Yeah, I think so -- the original checks would get confused by UTF-16 since it's not ASCII-compatible. A proper XML parse should work fine as long as the file's legit. (Unfortunately the referenced file has been deleted so I can't test on it.)

(In reply to comment #8)

(In reply to comment #4)

Since XmlTypeCheck already handles those two cases, and there currently exists
no other requirement which the SvgInfo class actually handles, my
recommendation still stands to add a root attribute accessor to XmlTypeCheck
and use that in place of the SvgInfo class. This would accomplish all required
goals with less code and less code duplication, increasing reliability and
maintainability of the code.

An accessor was added in r41024, so we're no longer accessing $rootElement
directly (needed updates to MimeMagic too). One more step in the right
direction.

My recent changes to XmlTypeCheck to accept an element filter (used for more thorough scripting security checks on upload) should make it real easy to plug this into the existing class now.

claus.colloseus wrote:

(In reply to comment #10)

(In reply to comment #9)

I'll add another case for you to consider. I can only follow part of your
discussion, so maybe it's simply that I don't understand which code version you
are running. Is it still the 'crappy hack'?
http://commons.wikimedia.org/w/index.php?title=Image:Arbeitslosenentwicklung_1933.svg
is encoded as UTF-16, and this currently leads to no PNGs being rendered.
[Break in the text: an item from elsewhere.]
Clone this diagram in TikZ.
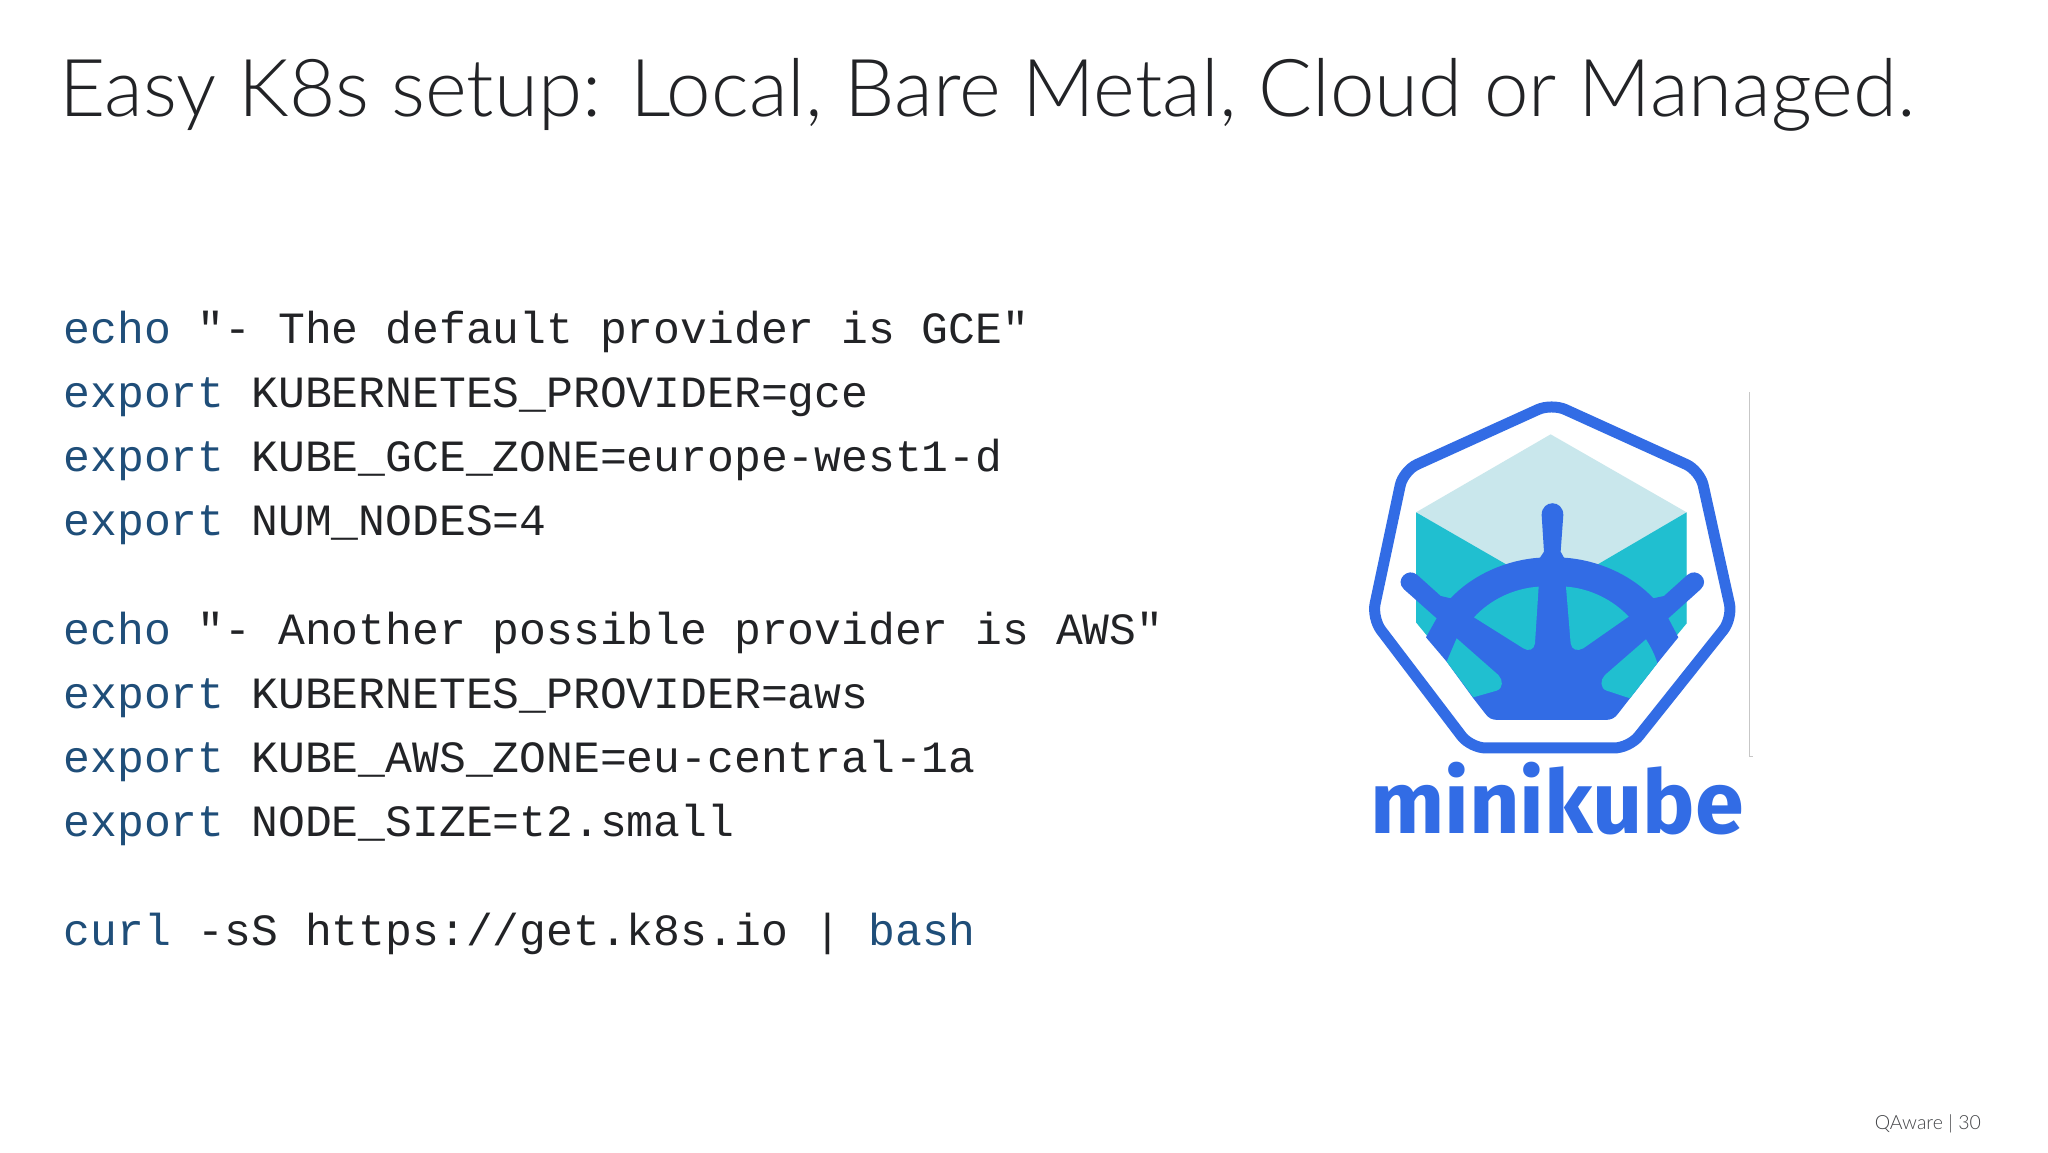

Yeah, I think so -- the original checks would get confused by UTF-16 since it's
not ASCII-compatible. A proper XML parse should work fine as long as the file's
legit. (Unfortunately the referenced file has been deleted so I can't test on
it.)

I re-uploaded the file. Hope it stays there now for some days longer...

Created attachment 5565
Sample UTF-16 SVG

Attached a copy of the sample UTF-16 file noted above. (Note that this file contains only an embedded PNG image, base-64 encoded into the XML source, making it about the least efficient possible way to encode this image. :)

Attached:

Fixed in r44322, using a filter callback on XmlTypeCheck.